Friday, May 22, 2020

Julian of Norwich = no wrath in God - good thoughts in a pandemic

I read Richard Rohr's devotionals almost daily. Last week he wrote about Julian of Norwich. 1343-1416.

Author and Episcopal priest Mary Earle explores the difficult questions that beset individuals during Julian’s time as well as our own. She writes,

In a social and cultural context [the fourteenth century was] so saturated with suffering and death, it is no wonder that many believers interpreted the plagues of those times as clear signs of God’s anger with humanity. (Certainly, we still see vestiges of this way of interpreting events) . . . The underlying theology draws on a medieval doctrine known as substitutionary atonement . . . [which] held (as it still does today) that because of our many sins, we owe God a debt we can never repay—our burden of debt is so vast and we are finite. That is why Jesus, by dying on the cross, offers himself . . . as a sacrifice in order to satisfy the Father’s wrath. It is easy to see how this theology in its crudest form evolved into a belief in an angry and vengeful God, visiting humanity with punishing events. [1]

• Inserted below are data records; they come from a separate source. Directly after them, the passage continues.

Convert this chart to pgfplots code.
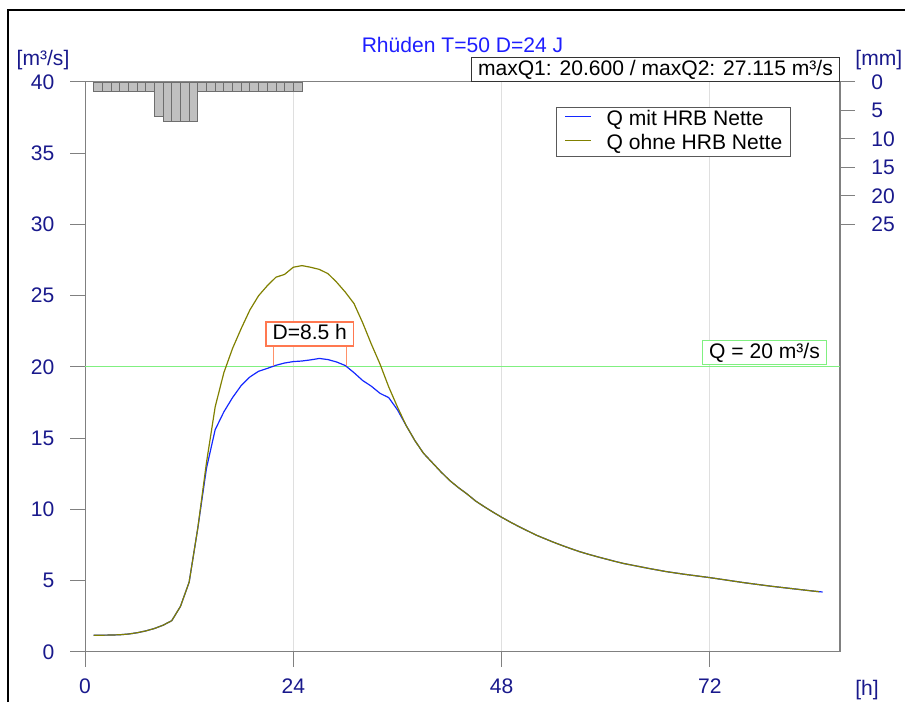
\documentclass[border=0pt]{standalone}
\usepackage{pgfplots}
\pgfplotsset{compat=1.18}
\usepackage{fontspec}
\setmainfont{Liberation Sans}
\definecolor{navyc}{RGB}{25,25,140}
\definecolor{titleblue}{RGB}{30,30,255}
\definecolor{qblue}{RGB}{20,40,255}
\definecolor{qolive}{RGB}{128,128,0}
\definecolor{gline}{RGB}{128,240,128}
\definecolor{dboxc}{RGB}{255,120,80}
\definecolor{dlinec}{RGB}{255,145,105}
\definecolor{barfill}{RGB}{192,192,192}
\definecolor{baredge}{RGB}{110,110,110}
\newcommand{\fs}{\fontsize{15.8}{19}\selectfont}
\tikzset{lbox/.style={fill=white, line width=0.75pt, inner xsep=5pt, inner ysep=1.5pt, text height=11.9pt, text depth=3.1pt}}

\begin{document}
\begin{tikzpicture}[font=\fs]
\useasboundingbox (0,0) rectangle (678.75pt,526.5pt);
\draw[line width=1.5pt] (6pt,0pt) -- (6pt,519pt) -- (678.75pt,519pt);
\begin{axis}[
  at={(63.75pt,37.5pt)}, anchor=south west,
  scale only axis, width=566.25pt, height=427.5pt,
  xmin=0, xmax=87, ymin=0, ymax=40, enlargelimits=false,
  xtick={0,24,48,72}, ytick={0,5,...,40},
  xtick pos=bottom, ytick pos=left,
  tick align=outside, major tick length=11pt,
  tick style={gray, line width=0.75pt},
  axis line style={gray, line width=0.75pt},
  xmajorgrids, grid style={gray!25, line width=0.75pt},
  ticklabel style={font=\fs, text=navyc},
  yticklabel style={xshift=-8.5pt},
  xticklabel style={yshift=-5.5pt},
  /pgf/number format/assume math mode=true,
  clip mode=individual,
  legend style={at={(0.6238,0.9561)}, anchor=north west, draw=black!65, line width=0.75pt,
    inner xsep=6pt, inner ysep=0.5pt, font=\fs, cells={anchor=west},
    nodes={inner sep=0pt, text height=13pt, text depth=5pt}, column sep=11.25pt, row sep=0pt},
  legend image code/.code={\draw[#1] (0pt,2.5pt) -- (19.5pt,2.5pt);},
]
\addplot[gline, line width=0.75pt, forget plot] coordinates {(0,20) (87,20)};
\addplot[qblue, line width=0.9pt] table {
x y
1 1.18
2 1.18
3 1.19
4 1.21
5 1.26
6 1.35
7 1.48
8 1.65
9 1.88
10 2.2
11 3.2
12 4.9
13 8.7
14 12.9
15 15.6
16 16.85
17 17.85
18 18.7
19 19.3
20 19.7
21 19.9
22 20.12
23 20.28
24 20.38
25 20.42
26 20.5
27 20.6
28 20.52
29 20.35
30 20.1
31 19.6
32 19.05
33 18.65
34 18.15
35 17.85
36 17.0
37 15.9
38 14.85
39 13.95
40 13.3
41 12.65
42 12.05
43 11.55
44 11.1
45 10.6
46 10.2
47 9.82
48 9.46
49 9.12
50 8.8
51 8.5
52 8.2
53 7.95
54 7.7
55 7.47
56 7.25
57 7.04
58 6.86
59 6.69
60 6.53
61 6.37
62 6.22
63 6.1
64 5.98
65 5.86
66 5.75
67 5.64
68 5.55
69 5.46
70 5.38
71 5.3
72 5.22
73 5.13
74 5.04
75 4.95
76 4.86
77 4.78
78 4.7
79 4.62
80 4.55
81 4.48
82 4.41
83 4.34
84 4.27
85 4.21
};
\addlegendentry{Q mit HRB Nette}
\addplot[qolive, line width=0.9pt] table {
x y
1 1.18
2 1.18
3 1.19
4 1.21
5 1.26
6 1.35
7 1.48
8 1.65
9 1.88
10 2.2
11 3.2
12 4.9
13 8.7
14 13.3
15 17.2
16 19.6
17 21.3
18 22.7
19 24.0
20 25.0
21 25.7
22 26.3
23 26.5
24 27.0
25 27.115
26 27.0
27 26.85
28 26.55
29 25.95
30 25.25
31 24.45
32 23.1
33 21.6
34 20.2
35 18.6
36 17.2
37 15.9
38 14.85
39 13.95
40 13.3
41 12.65
42 12.05
43 11.55
44 11.1
45 10.6
46 10.2
47 9.82
48 9.46
49 9.12
50 8.8
51 8.5
52 8.2
53 7.95
54 7.7
55 7.47
56 7.25
57 7.04
58 6.86
59 6.69
60 6.53
61 6.37
62 6.22
63 6.1
64 5.98
65 5.86
66 5.75
67 5.64
68 5.55
69 5.46
70 5.38
71 5.3
72 5.22
73 5.13
74 5.04
75 4.95
76 4.86
77 4.78
78 4.7
79 4.62
80 4.55
81 4.48
82 4.41
83 4.34
84 4.27
84.6 4.23
};
\addlegendentry{Q ohne HRB Nette}
\addplot[color=dlinec, line width=0.9pt, forget plot] coordinates {(21.7,20.07) (21.7,21.45)};
\addplot[color=dlinec, line width=0.9pt, forget plot] coordinates {(30.15,20.07) (30.15,21.45)};
\node[lbox, draw=dboxc, line width=0.9pt, text=black] at (axis cs:25.9,22.32) {D=8.5 h};
\node[lbox, draw=gline, anchor=south east] at (axis cs:85.5,20.15) {Q = 20 m³/s};
\node[lbox, draw=black!80, anchor=south east] at (rel axis cs:1,1) {maxQ1: 20.600 / maxQ2: 27.115 m³/s};
\node[anchor=base, text=titleblue] at (rel axis cs:0.5,1.0516) {Rhüden T=50 D=24 J};
\node[anchor=base, text=navyc] at (rel axis cs:-0.0556,1.0288) {[m³/s]};
\node[anchor=base, text=navyc] at (rel axis cs:1.0358,-0.0763) {[h]};
\node[anchor=base, text=navyc] at (rel axis cs:1.0514,1.0288) {[mm]};
\end{axis}
\begin{axis}[
  at={(63.75pt,37.5pt)}, anchor=south west,
  scale only axis, width=566.25pt, height=427.5pt,
  xmin=0, xmax=87, ymin=0, ymax=100, enlargelimits=false,
  y dir=reverse,
  axis y line*=right, axis x line=none,
  ytick={0,5,...,25},
  tick align=outside, major tick length=11pt,
  tick style={gray, line width=0.75pt},
  axis line style={gray, line width=0.75pt},
  ticklabel style={font=\fs, text=navyc},
  yticklabel style={xshift=9pt},
  /pgf/number format/assume math mode=true,
]
\addplot[ybar interval, fill=barfill, draw=baredge, line width=0.6pt] coordinates {
(1,1.7) (2,1.7) (3,1.7) (4,1.7) (5,1.7) (6,1.7) (7,1.7) (8,6.0) (9,7.0) (10,7.0) (11,7.0) (12,7.0)
(13,1.7) (14,1.7) (15,1.7) (16,1.7) (17,1.7) (18,1.7) (19,1.7) (20,1.7) (21,1.7) (22,1.7) (23,1.7) (24,1.7) (25,1.7)};
\end{axis}
\end{tikzpicture}
\end{document}
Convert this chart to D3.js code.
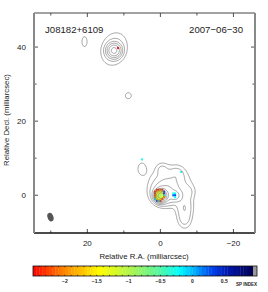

Thus in Julian’s day popular devotional art often depicted horrific scenes of the Last Judgment, scenes in which souls were being cast into hell, tortured endlessly by devils. Laymen and [lay]women of the fourteenth century would have constantly been wrestling with the “Why?” of suffering and the wrath of God. . . . When someone receives a terminal diagnosis, or a sudden death occurs, or a natural disaster devastates a region, the first question that occurs is usually, “Why me?”. . . The context out of which Julian writes, although in some ways so remote from our own, is one full of universal questions and themes. . . .

One of Julian’s most radical insights, with which I fully concur, is that there can be no wrath in God. Mary Earle continues,

Julian’s radical insistence that we know there is “no anger in God” directs us all to look at ways in which we project our own bitterness, anger, and vengeance upon God. In a resolutely maternal way, Julian encourages us to grow up, to cast aside our immature and punitive images of God, and to be honest with ourselves about our own actions that have their roots in spiritual blindness. . . .

Julian tells us, again and again, in a variety of ways, that God is our friend, our mother and our father, as close to us as the clothing we wear. She employs homely imagery and language, the vocabulary of domesticity, to tell us her experience. At the same time, she demonstrates a degree of sophisticated theological language. Julian is firm and steady on these points:
God is One.
Everything is in God.
God is in everything.
God transcends and encloses all that is made.

The only point I would add to that list from my own study of Julian is that she really believes that God is Love.

It's a beautiful day in God's world, be sure to see the good.